La giurisprudenza di legittimità ha fornito una definizione, in relazione a diverse fattispecie incriminatrici che fanno riferimento all’espressione sistema informatico, considerandolo, in senso ampio, una pluralità di apparecchiature destinate a compiere una qualsiasi funzione utile all’uomo, attraverso l’utilizzazione (anche in parte) di tecnologie informatiche.
Le Sezioni Unite della Cass. pen. n.17325/2015, in tema di competenza per territorio e di consumazione del delitto da accesso abusivo ad un sistema informatico o telematico, di cui all’art.615-ter, cod. pen., hanno ripercorso le vicende giurisprudenziali sul tema e, in particolare, hanno affermato il principio di diritto, per cui: “Il luogo di consumazione del delitto di accesso abusivo ad un sistema informatico o telematico, di cui all’art.615-ter cod. pen., è quello nel quale si trova il soggetto che effettua l’introduzione abusiva o vi si mantiene abusivamente”. …. “L’abusiva introduzione in un sistema informatico o telematico – o il trattenimento contro la volontà di chi ha diritto di esclusione – sono le uniche condotte incriminate, e, per quanto rilevato, le relative nozioni non sono collegate ad una dimensione spaziale in senso tradizionale, ma a quella elettronica, trattandosi di sistemi informatici o telematici che archiviano e gestiscono informazioni ossia entità immateriali.”
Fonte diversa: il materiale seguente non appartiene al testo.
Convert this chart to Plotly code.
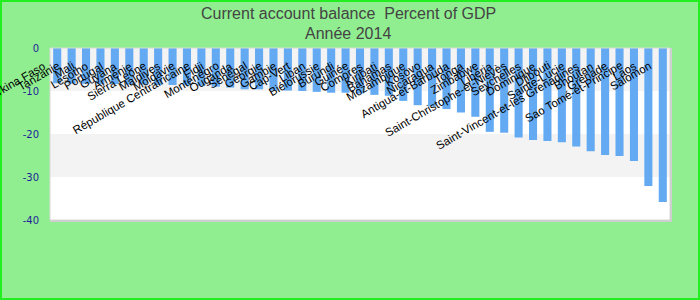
import plotly.graph_objects as go

countries = [
    "Burkina Faso", "Tanzanie", "Mali", "Lesotho", "Portugal", "Guyana", "Arménie",
    "Sierra Leone", "Maldives", "Moldavie", "République Centrafricaine", "Fidji",
    "Monténégro", "Ouganda", "Sénégal", "Géorgie", "Gambie", "Cap-Vert", "Liban",
    "Biélorussie", "Burundi", "Guinée", "Comores", "Kiribati", "Bahamas", "Mozambique",
    "Kosovo", "Nicaragua", "Antigua-et-Barbuda", "Tonga", "Zimbabwe", "Libéria",
    "Saint-Christophe-et-Niévès", "Seychelles", "Dominique", "Djibouti", "Sainte-Lucie",
    "Saint-Vincent-et-les Grenadines", "Bhoutan", "Grenade", "Sao Tomé-et-Principe",
    "Laos", "Salomon",
]
values = [
    -8.2, -8.3, -8.3, -8.4, -8.4, -8.5, -8.5, -8.6, -8.6, -8.7, -8.8, -9.0,
    -9.2, -9.6, -9.6, -9.9, -9.9, -10.0, -10.2, -10.4, -10.4, -10.6, -10.9, -11.1,
    -12.3, -13.3, -13.6, -14.2, -15.0, -16.0, -19.5, -19.7, -20.8, -21.4, -21.6,
    -21.9, -22.9, -24.0, -24.9, -25.1, -26.3, -32.1, -35.8,
]
y_ticks = [0, -10, -20, -30, -40]
title_lines = ["Current account balance  Percent of GDP", "Année 2014"]

W, H = 700, 300
ml, mr, mt, mb = 50, 30, 48, 80
pw, ph = W - ml - mr, H - mt - mb

fig = go.Figure(go.Bar(
    x=countries, y=values, marker=dict(color="#63aaf3", line=dict(width=0)),
    hoverinfo="x+y",
))

shapes = []
for i, (a, b) in enumerate(zip(y_ticks[:-1], y_ticks[1:])):
    if i % 2 == 0:
        shapes.append(dict(type="rect", xref="paper", yref="y", x0=0, x1=1, y0=b, y1=a,
                           fillcolor="#f3f3f3", line=dict(width=0), layer="below"))
shapes.append(dict(type="rect", xref="paper", yref="paper", x0=0, x1=1, y0=0, y1=1,
                   line=dict(color="#d8d8d8", width=1), fillcolor="rgba(0,0,0,0)"))
shapes.append(dict(type="line", xref="paper", yref="paper", x0=1 + 1/pw, x1=1 + 1/pw, y0=-1/ph, y1=1,
                   line=dict(color="#cfcfcf", width=2)))
shapes.append(dict(type="line", xref="paper", yref="paper", x0=0, x1=1 + 2/pw, y0=-1/ph, y1=-1/ph,
                   line=dict(color="#cfcfcf", width=2)))
shapes.append(dict(type="rect", xref="paper", yref="paper",
                   x0=(1 - ml) / pw, x1=(W - 1 - ml) / pw,
                   y0=-(mb - 1) / ph, y1=(ph + mt - 1) / ph,
                   line=dict(color="#22ee22", width=2), fillcolor="rgba(0,0,0,0)"))

annotations = []
for c in countries:
    annotations.append(dict(x=c, y=0, xref="x", yref="y", text=c, showarrow=False,
                            textangle=-30, xanchor="right", yanchor="top",
                            xshift=-7, yshift=-9,
                            font=dict(family="Liberation Sans, Arial", size=11.5, color="#000000")))
for txt, py in zip(title_lines, [13, 33]):
    annotations.append(dict(x=(W / 2 - 2 - ml) / pw, y=(ph + mt - py) / ph, xref="paper", yref="paper",
                            text=txt, showarrow=False, xanchor="center", yanchor="middle",
                            font=dict(family="Liberation Sans, Arial", size=16, color="#444444")))

fig.update_layout(
    width=W, height=H,
    margin=dict(l=ml, r=mr, t=mt, b=mb, pad=0),
    paper_bgcolor="#90ee90", plot_bgcolor="#ffffff",
    bargap=0.44,
    showlegend=False,
    shapes=shapes,
    annotations=annotations,
    xaxis=dict(range=[-0.5, len(countries) - 0.5], autorange=False,
               showticklabels=False, showgrid=False, zeroline=False, showline=False,
               ticks="", fixedrange=True),
    yaxis=dict(range=[-40, 0], autorange=False, tickvals=y_ticks,
               ticktext=[str(v) for v in y_ticks],
               showgrid=False, zeroline=False, showline=False, ticks="",
               ticklabelstandoff=10,
               tickfont=dict(family="DejaVu Sans, Verdana", size=10, color="#1f1f99")),
)

fig.write_html("out.html")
Pertanto, non è esatto ritenere che i dati si trovino solo nel server, poiché nel caso in specie, l’intera banca dati era “ubiquitaria”, “circolare” o “diffusa” sul territorio, nonché contestualmente compresente e consultabile in condizioni di parità presso tutte le postazioni remote autorizzate all’accesso. Tale unicità era dimostrata dalla traccia delle operazioni compiute all’interno della rete e le informazioni relative agli accessi sono reperibili, in tutto o in parte, sia presso il server che presso il client.
“Da un punto di vista tecnico-informatico, il sistema telematico deve considerarsi unitario, essendo coordinato da un software di gestione che presiede al funzionamento della rete, alla condivisione della banca dati, alla archiviazione delle informazioni, nonché alla distribuzione e all’invio dei dati ai singoli terminali interconnessi.” … “Alla luce di questa considerazione, va focalizzata la nozione di accesso in un sistema informatico, che non coincide con l’ingresso all’interno del server fisicamente collocato in un determinato luogo, ma con l’introduzione telematica o virtuale, che avviene instaurando un colloquio elettronico o circuitale con il sistema centrale e con tutti i terminali ad esso collegati.”
L’accesso al sistema inizia con la materiale condotta con la digitazione da remoto con le credenziali di autenticazione da parte dell’utente nel luogo in cui l’operatore materialmente digita e supera le misure di sicurezza, mentre tutti gli eventi successivi assumono i connotati di comportamenti comunicativi tra il client e il server.
Tra l’altro, dette attività coincidono con le operazioni di “trattamento”, compiute sul client, che l’allora art.4, lett. a), d.lgs. 30 giugno 2003, n.196 (codice della privacy) definitiva come «qualunque operazione o complesso di operazioni, effettuati anche senza l’ausilio di strumenti elettronici, concernenti la raccolta, la registrazione, l’organizzazione, la conservazione, la consultazione, l’elaborazione, la modificazione, la selezione, l’estrazione, il raffronto, l’utilizzo, l’interconnessione, il blocco, la comunicazione, la diffusione, la cancellazione e la distruzione di dati, anche se non registrati in una banca di dati».
Pertanto, la condotta è già abusiva, proprio, nel momento in cui l’operatore non autorizzato accede al computer remoto e si fa riconoscere o autenticare con la volontà d’introdursi illecitamente nel sistema. E’ “..l’azione umana (e non altro) a determinare il “fatto” e con esso il suo riferimento spazio-temporale.”.